Courtesy of Library of Congress

"A government can be no better than the public opinion that sustains it."

--President Franklin D. Roosevelt

The technology allowing the human voice to be recorded on wax cylinders became a valuable political tool in the early 1900s. The 1908 presidential race between Republican William H. Taft and Democrat William Jennings Bryan marked the first time recorded speeches were purposely used to expand the speaker's audience to those not in attendance. By 1920, presidents routinely released speeches and remarks on records, or transcriptions.

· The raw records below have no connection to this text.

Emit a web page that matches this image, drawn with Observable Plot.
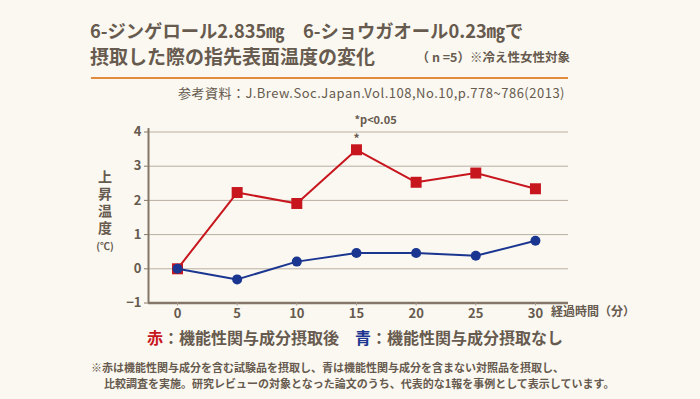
<!DOCTYPE html>
<html><head><meta charset="utf-8">
<script src="https://cdn.jsdelivr.net/npm/d3@7"></script>
<script src="https://cdn.jsdelivr.net/npm/@observablehq/plot@0.6"></script>
<style>
html,body{margin:0;padding:0;}
body{width:700px;height:399px;background:#faf8f1;position:relative;overflow:hidden;font-family:"Noto Sans CJK JP","Noto Sans",sans-serif;color:#675a4e;}
.t{position:absolute;white-space:nowrap;}
#chart{position:absolute;left:0;top:0;}
</style></head><body>
<div class="t" style="left:90px;top:19px;font-size:18.3px;font-weight:700;line-height:23px;">6-ジンゲロール2.835㎎　6-ショウガオール0.23㎎で</div>
<div class="t" style="left:90px;top:44px;font-size:19px;font-weight:700;line-height:23px;">摂取した際の指先表面温度の変化</div>
<div class="t" style="right:130px;top:49px;font-size:12.5px;font-weight:700;line-height:16px;">（ n =5）※冷え性女性対象</div>
<div class="t" style="left:91px;top:77px;width:477px;height:2px;background:#e48a3c;"></div>
<div class="t" style="right:135px;top:85px;font-size:13px;letter-spacing:0.5px;line-height:16px;">参考資料：J.Brew.Soc.Japan.Vol.108,No.10,p.778~786(2013)</div>
<div id="chart"></div>
<div class="t" style="left:96px;top:170px;writing-mode:vertical-rl;font-size:14px;font-weight:700;letter-spacing:3px;line-height:18px;width:18px;">上昇温度</div>
<div class="t" style="left:92px;top:239px;width:26px;text-align:center;font-size:10px;font-weight:700;line-height:13px;">(℃)</div>
<div class="t" style="left:551px;top:303px;font-size:12px;font-weight:700;line-height:16px;">経過時間（分）</div>
<div class="t" style="left:147px;top:327px;font-size:16px;font-weight:700;line-height:20px;"><span style="color:#c8161e">赤</span>：機能性関与成分摂取後　<span style="color:#1b3690">青</span>：機能性関与成分摂取なし</div>
<div class="t" style="left:91px;top:359px;font-size:11px;font-weight:700;line-height:16px;">※赤は機能性関与成分を含む試験品を摂取し、青は機能性関与成分を含まない対照品を摂取し、</div>
<div class="t" style="left:104px;top:375px;font-size:11px;font-weight:700;line-height:16px;">比較調査を実施。研究レビューの対象となった論文のうち、代表的な1報を事例として表示しています。</div>
<script>
const minutes = [0, 5, 10, 15, 20, 25, 30];
const withIngredient = [0, 2.23, 1.91, 3.48, 2.53, 2.8, 2.34];
const withoutIngredient = [0, -0.31, 0.21, 0.46, 0.46, 0.38, 0.82];
const yTicks = [-1, 0, 1, 2, 3, 4];
const xTicks = [0, 5, 10, 15, 20, 25, 30];
const sigMinute = 15;

const red = minutes.map((m, i) => ({m, v: withIngredient[i]}));
const blue = minutes.map((m, i) => ({m, v: withoutIngredient[i]}));
const xDom = [-2.43, 32.77];
const txt = "#675a4e";

const chart = Plot.plot({
  width: 700, height: 399,
  marginLeft: 148, marginRight: 132, marginTop: 131.5, marginBottom: 96.5,
  style: {background: "transparent", fontFamily: "'Noto Sans CJK JP','Noto Sans',sans-serif", color: txt, fontSize: "13px"},
  x: {domain: xDom},
  y: {domain: [-1, 4]},
  marks: [
    Plot.ruleY(yTicks.filter(d => d > -1), {stroke: "#b9afa3", strokeWidth: 1}),
    Plot.ruleX([xDom[0]], {y1: 4.1, y2: -1, stroke: "#857767", strokeWidth: 2}),
    Plot.ruleY([-1], {stroke: "#857767", strokeWidth: 2.5}),
    Plot.axisY(yTicks, {tickSize: 4, tickPadding: 3, stroke: "#857767", fill: txt, fontSize: 13, fontWeight: 700, label: null}),
    Plot.axisX(xTicks, {tickSize: 3, tickPadding: 3, stroke: "#a89c8f", fill: txt, fontSize: 13, fontWeight: 700, label: null, tickFormat: d => String(d)}),
    Plot.line(red, {x: "m", y: "v", stroke: "#c8161e", strokeWidth: 2}),
    Plot.dot(red, {x: "m", y: "v", symbol: "square", r: 6.2, fill: "#c8161e", stroke: null}),
    Plot.line(blue, {x: "m", y: "v", stroke: "#1b3690", strokeWidth: 2}),
    Plot.dot(blue, {x: "m", y: "v", r: 5, fill: "#1b3690", stroke: null}),
    Plot.text([sigMinute], {x: d => d, y: withIngredient[minutes.indexOf(sigMinute)], text: () => "*", dy: -11, fill: txt, fontSize: 12, fontWeight: 700}),
    Plot.text(["*p<0.05"], {x: 16.6, y: 4, text: d => d, dy: -12, fill: txt, fontSize: 11, fontWeight: 700})
  ]
});
document.getElementById("chart").appendChild(chart);
</script>
</body></html>
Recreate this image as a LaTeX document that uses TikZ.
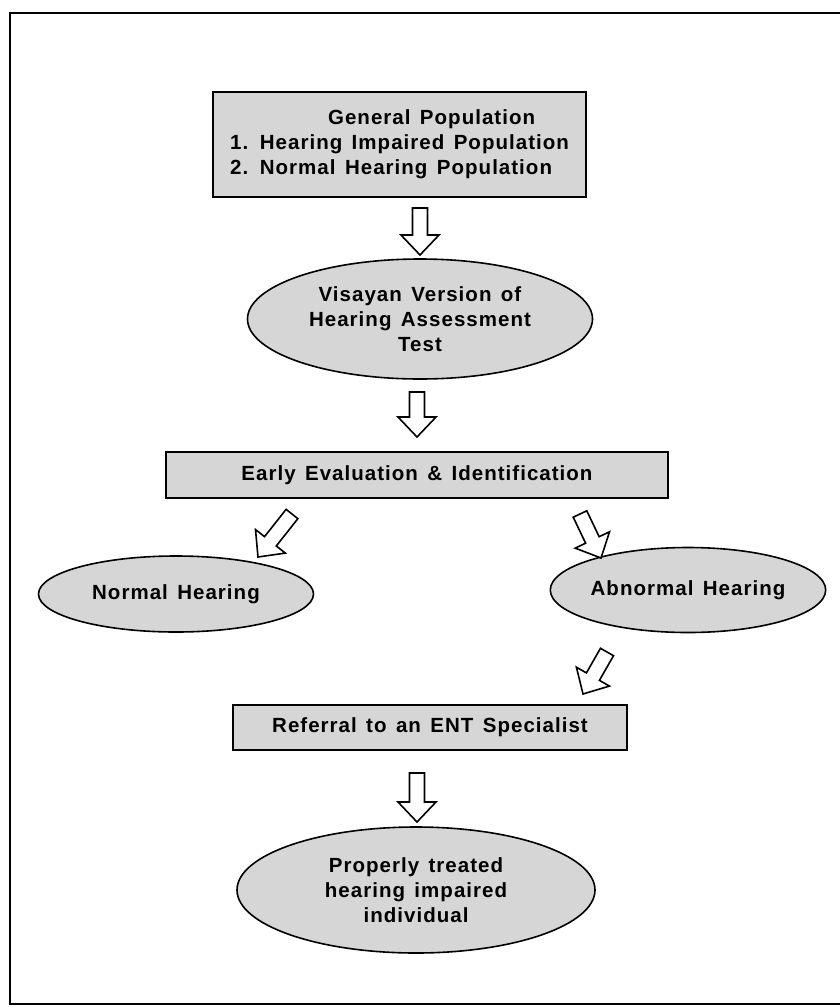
\documentclass[tikz,border=0pt]{standalone}
\usepackage{fontspec}
\setmainfont{Liberation Sans}[LetterSpace=5,WordSpace=1.4]
\usetikzlibrary{calc,shapes.geometric}

\newcommand\flowfont{\bfseries\fontsize{20.5}{25}\selectfont}

\tikzset{
  box/.style={draw, line width=1.6pt, fill=black!16, font=\flowfont, inner sep=0pt},
  oval/.style={ellipse, draw, line width=1.6pt, fill=black!16, font=\flowfont, inner sep=0pt, align=center},
  blockarrow/.style={draw, fill=white, line width=1.6pt, line join=miter, to path={
      ($(\tikztostart)!7.5pt!-90:(\tikztotarget)$) --
      ($(\tikztotarget)!20pt!(\tikztostart)!7.5pt!-90:(\tikztotarget)$) --
      ($(\tikztotarget)!20pt!(\tikztostart)!19pt!-90:(\tikztotarget)$) --
      (\tikztotarget) --
      ($(\tikztotarget)!20pt!(\tikztostart)!19pt!90:(\tikztotarget)$) --
      ($(\tikztotarget)!20pt!(\tikztostart)!7.5pt!90:(\tikztotarget)$) --
      ($(\tikztostart)!7.5pt!90:(\tikztotarget)$) -- cycle}}
}

\begin{document}
\begin{tikzpicture}[x=1pt, y=-1pt]
  \useasboundingbox (0,0) rectangle (839,1007);

  % Rahmen
  \draw[line width=1.6pt] (10,13) rectangle (850,1004);

  % Kaesten und Ellipsen
  \node[box, minimum width=373pt, minimum height=105pt, align=left] (gen) at (399.5,144.5)
    {\hspace*{98pt}General Population\\1. Hearing Impaired Population\\2. Normal Hearing Population};
  \node[oval, minimum width=345pt, minimum height=120pt] (vis) at (420,319)
    {Visayan Version of\\Hearing Assessment\\Test};
  \node[box, minimum width=502pt, minimum height=46pt] (early) at (417,475)
    {Early Evaluation \& Identification};
  \node[oval, minimum width=275pt, minimum height=76pt] (normal) at (176,594) {Normal Hearing};
  \node[oval, minimum width=270pt, minimum height=85pt] (abnormal) at (688,590) {Abnormal Hearing};
  \node[box, minimum width=394pt, minimum height=45pt] (referral) at (430,727.5)
    {Referral to an ENT Specialist};
  \node[oval, minimum width=358pt, minimum height=126pt] (treated) at (416,890)
    {Properly treated\\hearing impaired\\individual};

  % Pfeile
  \coordinate (g1) at (420,208);  \coordinate (v1) at (420,255);
  \coordinate (v2) at (417,392);  \coordinate (e1) at (417,437);
  \coordinate (e2) at (292,514);  \coordinate (n1) at (258,557);
  \coordinate (e3) at (580,514);  \coordinate (b1) at (601,558);
  \coordinate (b2) at (607,652);  \coordinate (r1) at (583,694);
  \coordinate (r2) at (417,773);  \coordinate (t1) at (417,822);

  \draw[blockarrow] (g1) to (v1);
  \draw[blockarrow] (v2) to (e1);
  \draw[blockarrow] (e2) to (n1);
  \draw[blockarrow] (e3) to (b1);
  \draw[blockarrow] (b2) to (r1);
  \draw[blockarrow] (r2) to (t1);

\end{tikzpicture}
\end{document}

Early Edison wax cylinder and recordings
Mass communication was born with the technology enabling the human voice to be recorded on wax cylinders.
Cathedral radio, 1940s
By 1924, 1.25 million American households had a radio, compared to 400,000 the previous year. By the early 1930s the two largest networks, the National Broadcasting Company and the Columbia Broadcasting System, were quickly becoming national fixtures. Ubiquitous and immediate, radio was now the foremost medium of mass communication, and the radio receiver a primary focus in the American home.
Herbert Hoover delivering radio address
Warren G. Harding was the first president to deliver a speech broadcast by radio. Presidents Calvin Coolidge and Herbert Hoover were also occasionally heard on the radio. However, they were not comfortable with it and did not understand its potential impact. Here, President Hoover delivers the final address of the 1932 campaign from his private railroad car.